Ask your Senators and Representatives which side they are on: the CFR's integrated North American Community or U.S. sovereignty guarded by our own borders.
I think the crux of this argument is do we want to stand on principle or do we just want to win elections....i fall on the principle side.....to just win an election without firm conservative principles is mighty empty as far as i'm concerned.
Like what?
We can't buy Cuban cigars but go to Walmart and 3/4 of the goods there are from China...i still can't wrap my pea brain around that one.
Thank you for getting the word out! Not only should we contact our Senators and Representatives, but also President Bush and our Governors, in protest.
Send letters to the Editors of our local newspapers, and a link to this article to everyone in our address books.
If I replied to /sarcasm, sorry.
If you want an answer:
The UN, IMF, WTO, NAFTA, CAFTA
They aren't theories.
You bet he is: like father, like son
I believe that America must guard its sovereignty in order to survive, not the other way around.
I'm not at ALL like my father.... I was hoping (still hoping) he's different from Bush senior.
Unfortunately, Buchananites cringe at war with Islamofascits. It's what made me change camps.
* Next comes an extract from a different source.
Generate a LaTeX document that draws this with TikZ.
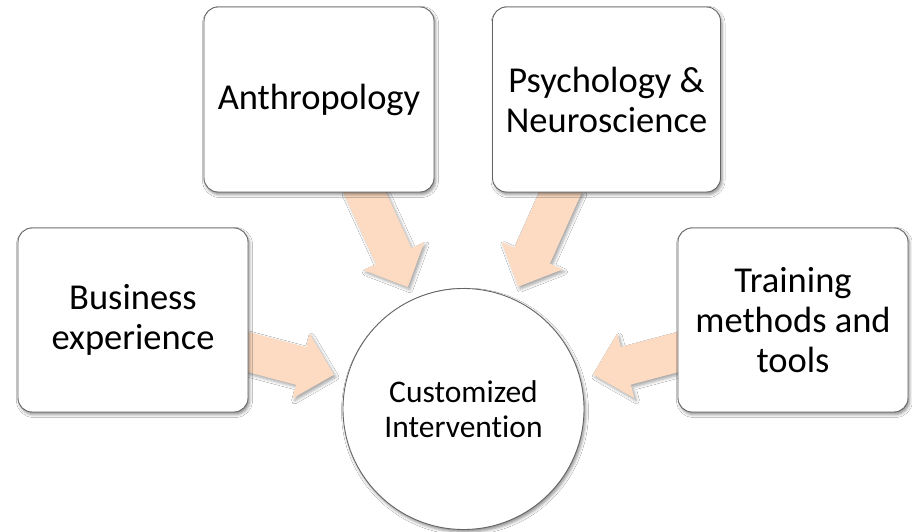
\documentclass[tikz,border=0pt]{standalone}
\usepackage{fontspec}
\setmainfont{Carlito}[Ligatures=NoCommon]
\usetikzlibrary{calc,shadows.blur,backgrounds}
\definecolor{peach}{RGB}{252,219,194}
\definecolor{boxline}{RGB}{100,100,100}
\tikzset{
  softshadow/.style={blur shadow={shadow xshift=1.5pt, shadow yshift=-2.5pt, shadow blur radius=3pt, shadow opacity=45}},
  box/.style={draw=boxline, line width=0.9pt, fill=white, rounded corners=14pt,
    minimum width=230pt, minimum height=185pt, align=center, inner sep=0pt,
    font=\fontsize{36.5}{40}\selectfont, softshadow},
  hub/.style={circle, draw=boxline, line width=0.9pt, fill=white, minimum size=241pt,
    inner sep=0pt, align=center, font=\fontsize{31.5}{35}\selectfont, softshadow},
  arrowfill/.style={fill=peach, draw=none, blur shadow={shadow xshift=2pt, shadow yshift=-2.5pt, shadow blur radius=3pt, shadow opacity=35}}
}
% #1 = start coordinate, #2 = target node
\newcommand\blockarr[2]{%
  \coordinate (ba-t) at ($(#2.center)!134pt!(#1)$);
  \coordinate (ba-h) at ($(ba-t)!34pt!(#1)$);
  \fill[arrowfill] ($(#1)!19.5pt!90:(ba-t)$) -- ($(ba-h)!19.5pt!90:(ba-t)$)
    -- ($(ba-h)!33.5pt!90:(ba-t)$) -- (ba-t) -- ($(ba-h)!33.5pt!-90:(ba-t)$)
    -- ($(ba-h)!19.5pt!-90:(ba-t)$) -- ($(#1)!19.5pt!-90:(ba-t)$) -- cycle;
}
\begin{document}
\begin{tikzpicture}[x=1pt,y=1pt]
  \useasboundingbox (0,0) rectangle (912,532);
  \node[box] (anth) at (319,432.5) {Anthropology};
  \node[box, minimum width=228pt] (psych) at (606.5,432.5) {Psychology \&\\Neuroscience};
  \node[box, minimum height=184pt] (busi) at (133,212) {Business\\experience};
  \node[box, minimum height=184pt] (train) at (793,212) {Training\\methods and\\tools};
  \node[hub] (hub) at (463.5,123) {Customized\\Intervention};
  \coordinate (s-anth) at ($(anth.south)+(42,8)$);
  \coordinate (s-psych) at ($(psych.south)+(-42.5,8)$);
  \coordinate (s-busi) at ($(busi.east)+(-8,-30)$);
  \coordinate (s-train) at ($(train.west)+(8,-30)$);
  \begin{scope}[on background layer]
    \fill[white] (0,0) rectangle (912,532);
    \blockarr{s-anth}{hub}
    \blockarr{s-psych}{hub}
    \blockarr{s-busi}{hub}
    \blockarr{s-train}{hub}
  \end{scope}
\end{tikzpicture}
\end{document}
You are exactly right...Walmart sales accounted for 6 cents out of every retail dollar spent in the United States as of a few years ago. That number is supposed to double. I don't know what their average profit margin is on their merchandise, but that is a hefty chunk of change heading to China each year. It would be funny if it wasn't so serious. We are financing the weapons that they will eventually attack us with. They have been investing heavily in fighter jets, naval ships and military technology. If you want get really scared, read the CIA annual brief on China some time. According to the report, China's highest ranking government officials consider war with the United States unavoidable within the next 20 years. But still we offer them favored nation trading status under the Clinton administration, we buy everything that they produce, we offer them satellite technology so that they can leap frog us into the 21 century by never having to develop the infrastructure for land based telecommunications. We allow them to steal technology and manufacturing secrets from our corporations because they dangle the carrot in front of us that we will be allowed to compete fairly in their emerging market (ha ha). When is anyone going to wake up?
ISLAMOFACISTS that is.
I thought you were nixing her post and posting a rebuttal
Now if your "no thanks" had come after your posting the rest of the article, it might have been easier on us older, slower, late nighters.
Then again maybe we just need to go to bed.
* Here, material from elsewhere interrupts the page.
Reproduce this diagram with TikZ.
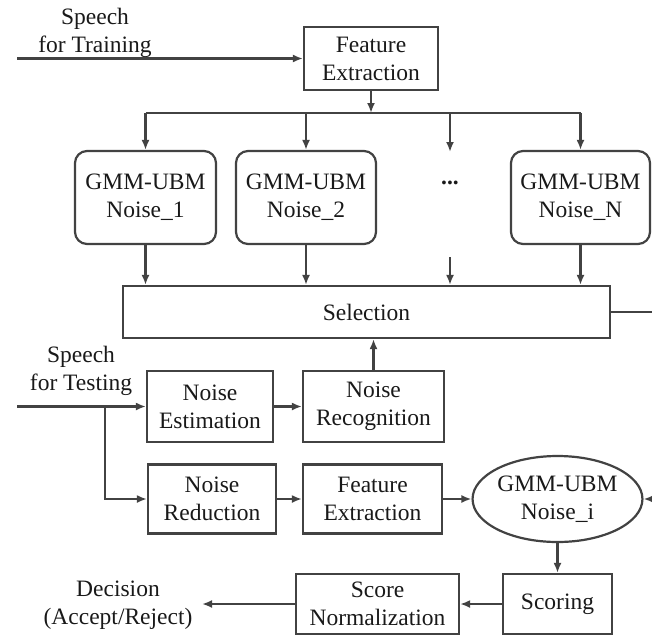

Good night Jim, Good night All. MRN
The saddest thing is....you could tell all this to the average american and their eyes would glaze over...to begin with they wouldn't have a clue what you were talking about and for the most part they wouldn't care....they're just waiting for the weekend to watch the ball games or the next nascar race...after they swing by wally world to pick up a 12 pack.
Madeleine K. Albright
Robert E. Rubin
lol I put /?? at the end of my post 'cause I didn't feel like it was really sarcasm. I've seen too many posts just like mine that were serious about the CFR being irrelevant and that anybody worried about the CFR's purpose was in need of a huge tinfoil hat.
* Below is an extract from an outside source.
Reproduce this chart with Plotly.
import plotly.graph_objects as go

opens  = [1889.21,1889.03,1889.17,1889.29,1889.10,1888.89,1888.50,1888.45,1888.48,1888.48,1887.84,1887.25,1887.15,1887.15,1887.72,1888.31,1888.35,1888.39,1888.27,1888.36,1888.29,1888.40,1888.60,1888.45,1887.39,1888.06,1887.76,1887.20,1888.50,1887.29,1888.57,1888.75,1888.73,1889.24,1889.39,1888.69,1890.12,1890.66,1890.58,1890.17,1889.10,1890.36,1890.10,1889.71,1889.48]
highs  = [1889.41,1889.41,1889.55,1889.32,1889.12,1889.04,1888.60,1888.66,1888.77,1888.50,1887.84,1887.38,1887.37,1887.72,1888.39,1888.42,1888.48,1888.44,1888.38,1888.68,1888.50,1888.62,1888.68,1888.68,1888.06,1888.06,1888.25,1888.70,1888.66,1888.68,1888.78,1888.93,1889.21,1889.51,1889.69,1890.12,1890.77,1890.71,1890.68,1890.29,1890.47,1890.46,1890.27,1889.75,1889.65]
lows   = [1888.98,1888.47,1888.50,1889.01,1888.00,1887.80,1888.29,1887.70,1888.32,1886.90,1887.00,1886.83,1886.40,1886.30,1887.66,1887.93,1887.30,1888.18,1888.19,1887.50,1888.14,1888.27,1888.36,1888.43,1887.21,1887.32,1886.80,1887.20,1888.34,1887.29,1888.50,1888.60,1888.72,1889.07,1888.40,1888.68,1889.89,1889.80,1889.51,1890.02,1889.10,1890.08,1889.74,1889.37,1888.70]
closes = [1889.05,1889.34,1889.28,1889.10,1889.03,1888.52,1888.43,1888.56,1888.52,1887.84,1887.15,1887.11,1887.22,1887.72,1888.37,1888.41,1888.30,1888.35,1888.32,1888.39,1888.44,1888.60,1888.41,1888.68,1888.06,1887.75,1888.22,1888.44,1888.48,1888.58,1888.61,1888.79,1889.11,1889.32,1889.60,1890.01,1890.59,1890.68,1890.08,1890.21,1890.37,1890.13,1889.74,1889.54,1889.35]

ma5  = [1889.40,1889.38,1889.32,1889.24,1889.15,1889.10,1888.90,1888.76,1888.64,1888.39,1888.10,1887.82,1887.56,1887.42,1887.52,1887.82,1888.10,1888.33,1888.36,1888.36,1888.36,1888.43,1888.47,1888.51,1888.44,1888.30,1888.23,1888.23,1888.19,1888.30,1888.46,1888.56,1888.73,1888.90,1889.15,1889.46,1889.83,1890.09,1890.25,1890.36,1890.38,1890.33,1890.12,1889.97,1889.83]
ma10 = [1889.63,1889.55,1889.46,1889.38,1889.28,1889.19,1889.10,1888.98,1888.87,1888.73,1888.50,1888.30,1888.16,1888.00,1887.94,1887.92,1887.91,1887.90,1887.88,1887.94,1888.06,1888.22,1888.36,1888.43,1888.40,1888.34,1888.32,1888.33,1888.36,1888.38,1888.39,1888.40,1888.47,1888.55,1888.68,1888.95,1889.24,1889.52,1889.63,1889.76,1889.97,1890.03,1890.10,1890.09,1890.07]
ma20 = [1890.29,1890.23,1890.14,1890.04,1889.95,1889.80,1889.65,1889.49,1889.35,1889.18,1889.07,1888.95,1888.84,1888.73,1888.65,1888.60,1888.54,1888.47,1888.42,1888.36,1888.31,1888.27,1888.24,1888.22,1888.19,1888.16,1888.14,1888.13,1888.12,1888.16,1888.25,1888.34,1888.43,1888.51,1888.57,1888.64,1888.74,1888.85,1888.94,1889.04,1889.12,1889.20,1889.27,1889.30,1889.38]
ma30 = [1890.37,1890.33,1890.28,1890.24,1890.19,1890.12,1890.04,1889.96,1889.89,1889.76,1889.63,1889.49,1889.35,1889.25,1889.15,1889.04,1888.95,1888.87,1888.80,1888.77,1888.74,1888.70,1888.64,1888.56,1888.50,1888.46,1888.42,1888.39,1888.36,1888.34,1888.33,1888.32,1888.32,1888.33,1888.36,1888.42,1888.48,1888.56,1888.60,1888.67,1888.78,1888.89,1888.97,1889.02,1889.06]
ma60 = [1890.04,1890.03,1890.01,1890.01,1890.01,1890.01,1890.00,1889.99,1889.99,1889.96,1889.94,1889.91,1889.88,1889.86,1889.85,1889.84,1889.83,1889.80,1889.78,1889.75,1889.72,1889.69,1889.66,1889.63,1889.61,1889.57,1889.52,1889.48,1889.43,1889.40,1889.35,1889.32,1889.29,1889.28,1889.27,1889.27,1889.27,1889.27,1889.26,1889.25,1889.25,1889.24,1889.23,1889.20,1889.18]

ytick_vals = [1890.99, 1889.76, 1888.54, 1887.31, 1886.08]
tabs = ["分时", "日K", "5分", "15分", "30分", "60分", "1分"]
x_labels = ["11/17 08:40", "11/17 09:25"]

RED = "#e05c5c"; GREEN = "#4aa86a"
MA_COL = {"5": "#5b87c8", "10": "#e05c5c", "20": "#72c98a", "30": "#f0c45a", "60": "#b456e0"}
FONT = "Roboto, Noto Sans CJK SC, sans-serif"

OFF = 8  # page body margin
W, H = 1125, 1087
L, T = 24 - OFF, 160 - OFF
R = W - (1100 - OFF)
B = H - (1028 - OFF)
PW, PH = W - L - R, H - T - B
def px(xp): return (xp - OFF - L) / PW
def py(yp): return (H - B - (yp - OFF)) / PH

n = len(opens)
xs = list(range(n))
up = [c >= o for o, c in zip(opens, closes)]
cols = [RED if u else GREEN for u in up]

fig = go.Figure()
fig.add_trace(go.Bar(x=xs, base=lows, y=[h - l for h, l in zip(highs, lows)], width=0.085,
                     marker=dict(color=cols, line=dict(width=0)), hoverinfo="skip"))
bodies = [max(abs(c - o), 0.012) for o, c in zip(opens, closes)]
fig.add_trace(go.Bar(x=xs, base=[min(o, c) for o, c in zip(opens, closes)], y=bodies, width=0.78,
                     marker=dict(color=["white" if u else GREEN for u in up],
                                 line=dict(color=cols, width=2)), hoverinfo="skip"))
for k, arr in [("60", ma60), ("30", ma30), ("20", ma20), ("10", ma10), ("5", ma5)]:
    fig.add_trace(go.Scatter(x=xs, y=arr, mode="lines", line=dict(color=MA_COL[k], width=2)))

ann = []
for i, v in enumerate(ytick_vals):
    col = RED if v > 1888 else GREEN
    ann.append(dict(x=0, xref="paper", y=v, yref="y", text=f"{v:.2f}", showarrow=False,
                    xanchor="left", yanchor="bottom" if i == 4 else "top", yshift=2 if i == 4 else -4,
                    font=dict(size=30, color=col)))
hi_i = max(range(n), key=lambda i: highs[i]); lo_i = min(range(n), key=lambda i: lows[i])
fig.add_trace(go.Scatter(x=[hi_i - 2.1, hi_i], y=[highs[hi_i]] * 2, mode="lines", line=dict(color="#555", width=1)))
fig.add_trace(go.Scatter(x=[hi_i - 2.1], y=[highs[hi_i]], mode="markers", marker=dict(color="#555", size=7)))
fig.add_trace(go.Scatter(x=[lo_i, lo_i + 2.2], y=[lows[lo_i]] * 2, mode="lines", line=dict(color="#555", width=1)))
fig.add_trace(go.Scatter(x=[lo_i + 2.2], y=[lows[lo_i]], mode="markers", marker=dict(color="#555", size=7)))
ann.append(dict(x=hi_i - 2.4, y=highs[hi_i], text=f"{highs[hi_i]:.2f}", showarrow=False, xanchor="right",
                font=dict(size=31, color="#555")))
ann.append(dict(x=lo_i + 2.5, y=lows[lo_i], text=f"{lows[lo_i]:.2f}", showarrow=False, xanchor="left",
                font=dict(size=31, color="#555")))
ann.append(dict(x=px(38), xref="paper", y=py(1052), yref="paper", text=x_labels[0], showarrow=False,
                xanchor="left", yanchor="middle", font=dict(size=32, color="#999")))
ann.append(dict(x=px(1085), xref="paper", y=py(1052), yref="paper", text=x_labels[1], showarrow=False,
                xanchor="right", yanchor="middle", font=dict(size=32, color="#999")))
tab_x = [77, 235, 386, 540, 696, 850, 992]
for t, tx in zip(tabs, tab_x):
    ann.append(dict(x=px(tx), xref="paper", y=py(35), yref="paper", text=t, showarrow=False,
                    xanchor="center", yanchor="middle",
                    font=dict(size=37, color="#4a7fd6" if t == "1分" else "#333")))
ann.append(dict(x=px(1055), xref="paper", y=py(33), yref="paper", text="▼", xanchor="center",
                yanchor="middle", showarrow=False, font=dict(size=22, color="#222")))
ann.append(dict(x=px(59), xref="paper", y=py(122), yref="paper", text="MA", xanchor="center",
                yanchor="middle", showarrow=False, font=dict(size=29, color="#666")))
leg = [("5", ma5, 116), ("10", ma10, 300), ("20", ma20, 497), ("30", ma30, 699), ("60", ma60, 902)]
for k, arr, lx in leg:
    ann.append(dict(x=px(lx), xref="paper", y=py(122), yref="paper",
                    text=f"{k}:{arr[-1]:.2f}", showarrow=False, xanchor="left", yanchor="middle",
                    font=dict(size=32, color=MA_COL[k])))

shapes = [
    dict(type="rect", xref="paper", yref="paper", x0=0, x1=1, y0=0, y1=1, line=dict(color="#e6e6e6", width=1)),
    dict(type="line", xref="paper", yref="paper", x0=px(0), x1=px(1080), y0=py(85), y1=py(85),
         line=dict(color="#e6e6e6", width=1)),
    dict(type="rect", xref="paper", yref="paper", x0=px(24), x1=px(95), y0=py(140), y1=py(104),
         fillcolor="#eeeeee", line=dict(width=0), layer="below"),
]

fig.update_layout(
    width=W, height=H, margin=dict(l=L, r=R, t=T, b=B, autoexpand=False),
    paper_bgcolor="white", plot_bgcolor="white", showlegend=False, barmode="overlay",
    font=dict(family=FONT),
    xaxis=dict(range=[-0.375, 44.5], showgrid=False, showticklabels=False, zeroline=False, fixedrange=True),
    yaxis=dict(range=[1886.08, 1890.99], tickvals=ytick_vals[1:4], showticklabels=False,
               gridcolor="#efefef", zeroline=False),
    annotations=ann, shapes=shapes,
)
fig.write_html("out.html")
I take what the CFR is up to quite seriously and would personally like to nuke them.
LOL! Blood pressure is going down now...
We need to deport every politician in Washington DC and start all over.
I'm sorry! Didn't mean to get your blood pressure up. I can relate to that tho. Lately I've had to take at least week-long breaks from FR because my anger has been getting the best of me.
Being a news and political junky can be hazardous to your health!